Nourrath: Nous constatons que malgré la loi sur le quota, établissant un quota de femmes dans les fonctions électives, les autorités ont du mal à la faire respecter au Niger. Les 30 % de postes réservés aux femmes ne sont pas pleinement honorés. Par exemple, avec le régime d'exception actuellement en place dans le pays, aucune femme n'est associée aux protagonistes membres du Conseil national pour la sauvegarde de la patrie, alors même que le pays compte de nombreuses femmes officiers supérieurs qui ont fait leurs preuves au sein de l'armée et de l'administration au Niger. C'est pourquoi je soutiens que les femmes ne sont pas suffisamment incluses dans les prises de décision, et même lorsque cela se produit, cela ne devrait pas se limiter à quelques femmes, mais inclure toutes les femmes nigériennes. Par conséquent, j'appelle à une véritable inclusion de tous les segments de la société, hommes, femmes et jeunes, dans le processus décisionnel du pays, dans le but d'éradiquer toutes les formes de violence dans notre nation.
Quelles sont vos motivations, et quel objectif visez-vous avec votre initiative/activité ?
Nourrath: Ce qui me motive, je l'ai toujours dit, c'est la vision d'un monde idéal que j'ai en tête, un monde où nous vivons tous et toutes en paix. L'idéale de la femme nigérienne pour moi, c'est celle qui lutte pour le changement, qui démontre un certain niveau de leadership et qui parvient à s'affirmer.
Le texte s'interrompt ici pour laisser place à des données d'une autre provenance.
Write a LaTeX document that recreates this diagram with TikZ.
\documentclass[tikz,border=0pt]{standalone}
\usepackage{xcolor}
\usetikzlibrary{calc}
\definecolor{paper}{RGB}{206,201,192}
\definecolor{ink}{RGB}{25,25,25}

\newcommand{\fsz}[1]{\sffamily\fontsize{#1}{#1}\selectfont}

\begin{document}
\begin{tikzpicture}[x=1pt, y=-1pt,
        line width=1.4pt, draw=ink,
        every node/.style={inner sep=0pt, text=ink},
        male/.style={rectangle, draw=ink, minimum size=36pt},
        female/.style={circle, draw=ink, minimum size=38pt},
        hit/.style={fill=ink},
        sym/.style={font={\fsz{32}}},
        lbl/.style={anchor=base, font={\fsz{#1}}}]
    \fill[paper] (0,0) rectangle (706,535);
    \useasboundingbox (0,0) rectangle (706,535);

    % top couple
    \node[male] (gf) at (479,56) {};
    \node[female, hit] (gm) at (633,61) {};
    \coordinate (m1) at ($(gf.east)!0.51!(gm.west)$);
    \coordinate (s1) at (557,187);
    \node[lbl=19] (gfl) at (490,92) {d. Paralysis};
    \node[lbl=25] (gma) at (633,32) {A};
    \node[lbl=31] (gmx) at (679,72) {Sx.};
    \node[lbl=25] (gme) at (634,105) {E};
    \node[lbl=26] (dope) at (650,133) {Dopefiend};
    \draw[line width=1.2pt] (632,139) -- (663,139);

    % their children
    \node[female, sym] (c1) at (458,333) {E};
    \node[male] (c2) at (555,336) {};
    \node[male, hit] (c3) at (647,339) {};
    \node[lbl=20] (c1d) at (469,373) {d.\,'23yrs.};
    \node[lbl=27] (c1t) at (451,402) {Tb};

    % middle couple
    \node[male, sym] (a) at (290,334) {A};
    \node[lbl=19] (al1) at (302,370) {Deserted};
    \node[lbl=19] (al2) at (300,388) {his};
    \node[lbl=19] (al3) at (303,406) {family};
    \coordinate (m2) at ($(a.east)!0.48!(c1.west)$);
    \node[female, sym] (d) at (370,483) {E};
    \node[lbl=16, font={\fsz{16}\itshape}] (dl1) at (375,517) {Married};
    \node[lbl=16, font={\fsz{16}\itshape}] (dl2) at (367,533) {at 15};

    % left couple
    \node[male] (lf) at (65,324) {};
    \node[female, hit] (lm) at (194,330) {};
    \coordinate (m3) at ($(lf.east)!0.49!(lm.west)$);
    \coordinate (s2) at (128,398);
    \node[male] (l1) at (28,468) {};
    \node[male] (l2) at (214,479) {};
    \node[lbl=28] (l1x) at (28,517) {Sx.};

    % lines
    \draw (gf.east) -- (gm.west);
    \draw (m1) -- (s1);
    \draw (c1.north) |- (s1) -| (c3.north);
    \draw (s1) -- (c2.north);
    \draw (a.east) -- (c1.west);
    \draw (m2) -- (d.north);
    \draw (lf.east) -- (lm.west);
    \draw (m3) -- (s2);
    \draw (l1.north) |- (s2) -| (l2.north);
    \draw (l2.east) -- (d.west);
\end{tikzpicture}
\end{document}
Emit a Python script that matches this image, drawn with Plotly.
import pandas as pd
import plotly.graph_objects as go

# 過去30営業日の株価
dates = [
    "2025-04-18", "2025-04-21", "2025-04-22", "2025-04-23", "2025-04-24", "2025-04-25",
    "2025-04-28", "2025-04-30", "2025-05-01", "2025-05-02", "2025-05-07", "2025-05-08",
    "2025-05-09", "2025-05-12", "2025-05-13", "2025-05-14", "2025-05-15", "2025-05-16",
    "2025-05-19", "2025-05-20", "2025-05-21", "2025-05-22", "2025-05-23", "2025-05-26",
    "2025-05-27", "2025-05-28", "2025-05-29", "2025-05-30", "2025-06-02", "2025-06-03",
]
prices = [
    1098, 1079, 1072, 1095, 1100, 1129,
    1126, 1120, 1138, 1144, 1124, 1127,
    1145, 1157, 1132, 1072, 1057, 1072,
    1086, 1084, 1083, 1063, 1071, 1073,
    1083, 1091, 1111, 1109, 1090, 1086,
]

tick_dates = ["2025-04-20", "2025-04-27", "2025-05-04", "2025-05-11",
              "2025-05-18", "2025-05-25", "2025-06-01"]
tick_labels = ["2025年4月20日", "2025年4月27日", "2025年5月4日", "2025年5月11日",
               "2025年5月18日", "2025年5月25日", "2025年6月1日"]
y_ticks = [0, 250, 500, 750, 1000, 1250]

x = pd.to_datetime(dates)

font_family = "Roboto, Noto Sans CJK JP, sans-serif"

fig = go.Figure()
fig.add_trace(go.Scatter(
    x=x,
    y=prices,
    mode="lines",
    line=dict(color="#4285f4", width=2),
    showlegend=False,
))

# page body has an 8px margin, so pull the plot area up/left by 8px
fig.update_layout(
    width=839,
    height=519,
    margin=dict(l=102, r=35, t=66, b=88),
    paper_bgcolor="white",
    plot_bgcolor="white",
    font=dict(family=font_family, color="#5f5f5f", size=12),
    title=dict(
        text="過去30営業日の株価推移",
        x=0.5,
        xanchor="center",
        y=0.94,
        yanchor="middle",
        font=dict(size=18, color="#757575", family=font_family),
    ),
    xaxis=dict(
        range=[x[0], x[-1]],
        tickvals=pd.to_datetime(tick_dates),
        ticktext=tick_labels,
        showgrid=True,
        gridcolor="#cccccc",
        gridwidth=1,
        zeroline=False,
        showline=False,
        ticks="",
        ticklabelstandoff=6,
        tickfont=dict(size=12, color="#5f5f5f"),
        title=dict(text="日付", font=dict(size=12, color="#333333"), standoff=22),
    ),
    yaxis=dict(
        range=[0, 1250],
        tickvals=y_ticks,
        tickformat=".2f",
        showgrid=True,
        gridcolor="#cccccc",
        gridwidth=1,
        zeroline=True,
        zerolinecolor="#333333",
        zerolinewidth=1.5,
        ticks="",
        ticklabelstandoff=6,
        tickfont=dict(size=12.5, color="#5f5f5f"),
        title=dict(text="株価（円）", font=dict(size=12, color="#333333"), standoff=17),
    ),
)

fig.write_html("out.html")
C'est également une mère au foyer qui s'impose, se respecte et accepte les opinions des autres. Pour moi, la femme idéale est celle qui parvient à trouver un équilibre entre sa vie à la maison et sa carrière professionnelle sans nuire aux autres ni se négliger elle-même.
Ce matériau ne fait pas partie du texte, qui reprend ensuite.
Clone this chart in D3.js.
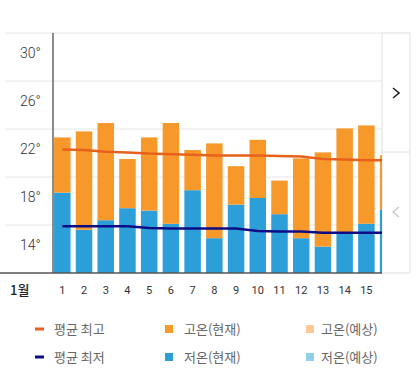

En ce qui concerne l'avenir, dans 10 ans, je vois Debbo'Art devenir une organisation très importante, voire même un grand centre d'accueil, d'écoute et d'orientation pour les jeunes et les femmes victimes de violence. Je prévois également d'y inclure un centre de formation professionnelle gratuit, où nous enseignerons la couture, la menuiserie et l'art aux jeunes. Nous aimerions également aider les jeunes en conflit avec la loi, ceux qui sont sortis de prison et ont besoin de réinsertion professionnelle.